_Exercise_
Locate the string "with" throughout the material and copy every line in which it occurs.

_Data provided_
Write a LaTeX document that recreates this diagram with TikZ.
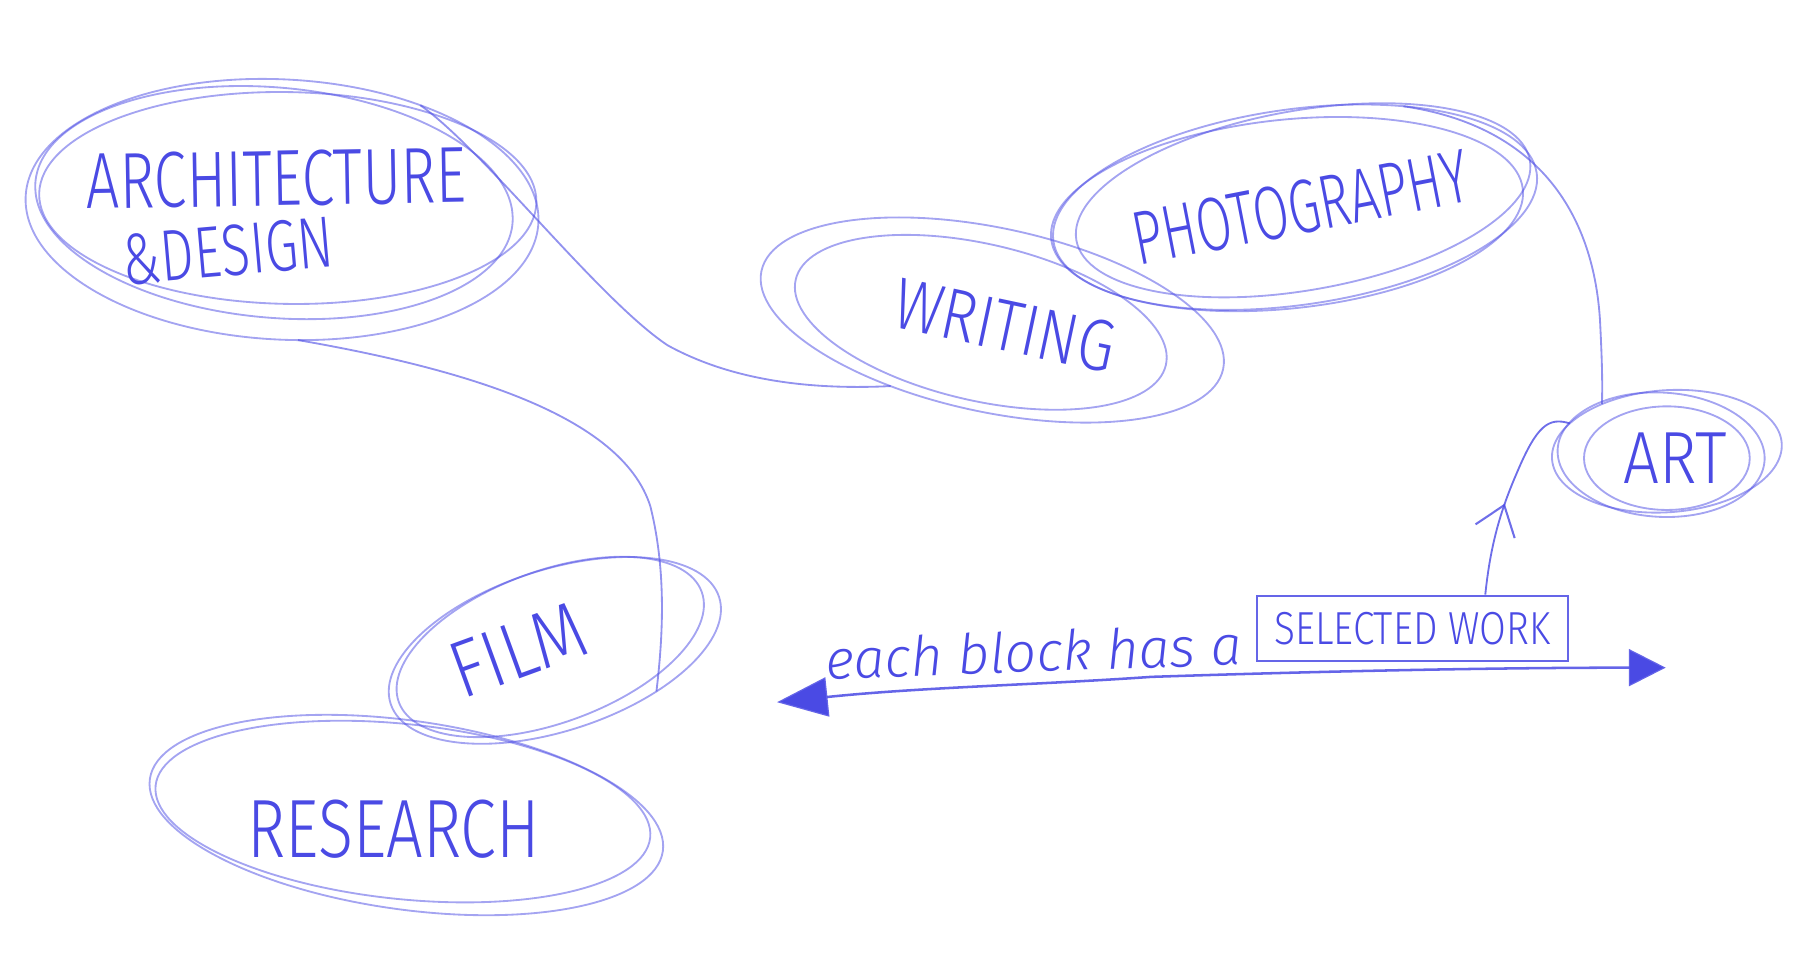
\documentclass[tikz,border=0pt]{standalone}
\usepackage{fontspec}
\setmainfont{Fira Sans}[UprightFont=* Light, ItalicFont=* Light Italic]
\usetikzlibrary{shapes.geometric,arrows.meta,decorations.markings}
\definecolor{pen}{RGB}{74,74,228}
\tikzset{
  stroke/.style={draw=pen, line width=0.8pt, draw opacity=0.5},
  bubble/.style={stroke, ellipse, inner sep=0pt, outer sep=0pt},
  lbl/.style={text=pen, inner sep=0pt},
  link/.style={draw=pen, line width=0.8pt, draw opacity=0.6},
  boxed/.style={draw=pen, line width=1pt, draw opacity=0.85, rectangle, inner sep=0pt,
    minimum width=135pt, minimum height=28.5pt, text=pen},
  bigarrow/.style={draw=pen, line width=1.1pt, draw opacity=0.85},
}
\begin{document}
\begin{tikzpicture}[x=0.5pt,y=-0.5pt]
\useasboundingbox (0,0) rectangle (1568,844);

% ARCHITECTURE & DESIGN
\node[bubble, minimum width=223pt, minimum height=113pt, rotate=-3] (arch) at (245,182) {};
\draw[stroke, rotate around={-5:(238,176)}] (238,176) ellipse [x radius=104pt, y radius=50pt];
\draw[stroke, rotate around={-1:(250,172)}] (250,172) ellipse [x radius=108pt, y radius=46pt];
\node[lbl, rotate=1] (tarch) at (240,155) {\resizebox{165pt}{24pt}{ARCHITECTURE}};
\node[lbl, rotate=5] (tdesign) at (198,218) {\resizebox{92pt}{22pt}{\&DESIGN}};

% WRITING
\node[bubble, minimum width=205pt, minimum height=80pt, rotate=-12] (writing) at (862,278) {};
\draw[stroke, rotate around={-13:(852,280)}] (852,280) ellipse [x radius=82.5pt, y radius=34pt];
\node[lbl, rotate=-12] (twriting) at (873,283) {\resizebox{97pt}{22pt}{WRITING}};

% PHOTOGRAPHY
\node[bubble, minimum width=212pt, minimum height=85pt, rotate=8] (photo) at (1125,180) {};
\draw[stroke, rotate around={10:(1132,174)}] (1132,174) ellipse [x radius=100pt, y radius=39pt];
\draw[stroke, rotate around={6:(1118,186)}] (1118,186) ellipse [x radius=103pt, y radius=41pt];
\node[lbl, rotate=11] (tphoto) at (1130,180) {\resizebox{148pt}{23pt}{PHOTOGRAPHY}};

% ART
\node[bubble, minimum width=100pt, minimum height=53pt, rotate=4] (art) at (1448,392) {};
\draw[stroke] (1448,398) ellipse [x radius=36pt, y radius=22.5pt];
\draw[stroke, rotate around={-3:(1443,395)}] (1443,395) ellipse [x radius=45pt, y radius=27pt];
\node[lbl] (tart) at (1455,398) {\resizebox{45pt}{22pt}{ART}};

% FILM
\node[bubble, minimum width=150pt, minimum height=70pt, rotate=18] (film) at (482,565) {};
\draw[stroke, rotate around={20:(478,562)}] (478,562) ellipse [x radius=70pt, y radius=33pt];
\node[lbl, rotate=20] (tfilm) at (450,565) {\resizebox{60pt}{24pt}{FILM}};

% RESEARCH
\node[bubble, minimum width=225pt, minimum height=82pt, rotate=-8] (research) at (353,708) {};
\draw[stroke, rotate around={-6:(350,705)}] (350,705) ellipse [x radius=108pt, y radius=38pt];
\node[lbl] (tresearch) at (342,720) {\resizebox{127pt}{25pt}{RESEARCH}};

% caption and selected work
\node[lbl, rotate=2] (caption) at (898,566) {\resizebox{181pt}{!}{\itshape each block has a}};
\node[boxed] (box) at (1227,546) {\resizebox{120pt}{14pt}{SELECTED WORK}};

% connectors
\draw[link] (arch.40) .. controls (420,130) and (520,260) .. (580,300)
  .. controls (620,322) and (680,340) .. (writing.225);
\draw[link] (arch.280) .. controls (400,320) and (540,360) .. (565,440)
  .. controls (580,500) and (575,560) .. (film.-40);
\draw[link] (photo.35) .. controls (1340,110) and (1385,190) .. (1390,280)
  .. controls (1392,320) and (1392,335) .. (art.140);
\draw[link, draw opacity=0.8, postaction={decorate}, decoration={markings,
   mark=at position 0.45 with {\arrow[draw=pen, line width=0.9pt]{Straight Barb[length=12pt,width=18pt]}}}]
  (box.25) .. controls (1295,470) and (1305,440) .. (1318,410)
  .. controls (1335,370) and (1345,362) .. (art.160);

\coordinate (L) at (675,610);
\coordinate (R) at (1447,580);
\draw[bigarrow, {Triangle[length=22pt,width=17pt,fill=pen]}-{Triangle[length=16pt,width=16pt,fill=pen]}]
  (L) .. controls (800,597) and (900,595) .. (1000,588)
  .. controls (1150,583) and (1300,580) .. (R);
\end{tikzpicture}
\end{document}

_Task response_
Write a LaTeX document that recreates this diagram with TikZ.
   mark=at position 0.45 with {\arrow[draw=pen, line width=0.9pt]{Straight Barb[length=12pt,width=18pt]}}}]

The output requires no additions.